Vanuit mijn praktijk merk ik dat mensen een weerstand hebben tegen het woord religie. Kan een hedendaags afscheidsritueel wat jou betreft nog religieus zijn?
“Maar dat gaat over institutionele religie, daar is men inderdaad moe van. Maar als het gaat over hoop en verlangen en over de vraag waar de overleden nu is, dat gaat ook over religie. In het dagdagelijkse leven kun je het woord ‘religie’ wellicht niet gebruiken, omdat dat verwijst naar de religieuze instituten. Maar als je vraagt naar: wat geloof je, wat hoop je, dan raak je in een ander domein en dat noemen we in academische termen evengoed religie. Als mensen een kaarsje branden bij de foto van een overledene of tegen de overledene praten, dat is religieus besef.
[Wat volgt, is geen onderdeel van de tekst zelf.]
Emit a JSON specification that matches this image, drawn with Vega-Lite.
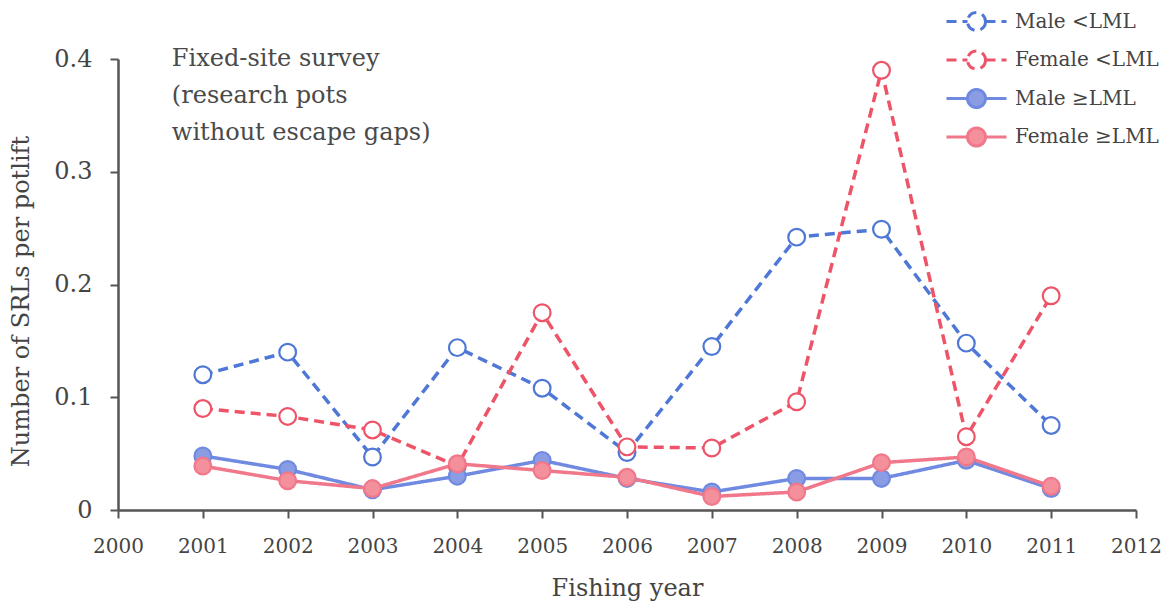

Het gaat erom hoe mensen hun hoop en verwachtingen uiten in rituelen.
Juist deze, wat David Hall noemt ‘geleefde religie’, kun je als voorganger of ritueelbegeleider aanraken en versterken. Ik vind het overigens wel jammer dat die weerstand tegen het woord religie er is. Maar misschien, als wij ons onderwijssysteem zouden aanpassen en religie-onderwijs zouden geven waarin wij leren om te gaan met levensvragen, deze kunnen plaatsen bij de diverse religies en kunnen genieten van de antwoorden die daarin worden gegeven. Misschien is de weerstand tegen religie dan over pakweg tien jaar verdwenen. Mensen blijven namelijk gevoelig voor levensbeschouwelijke vragen.”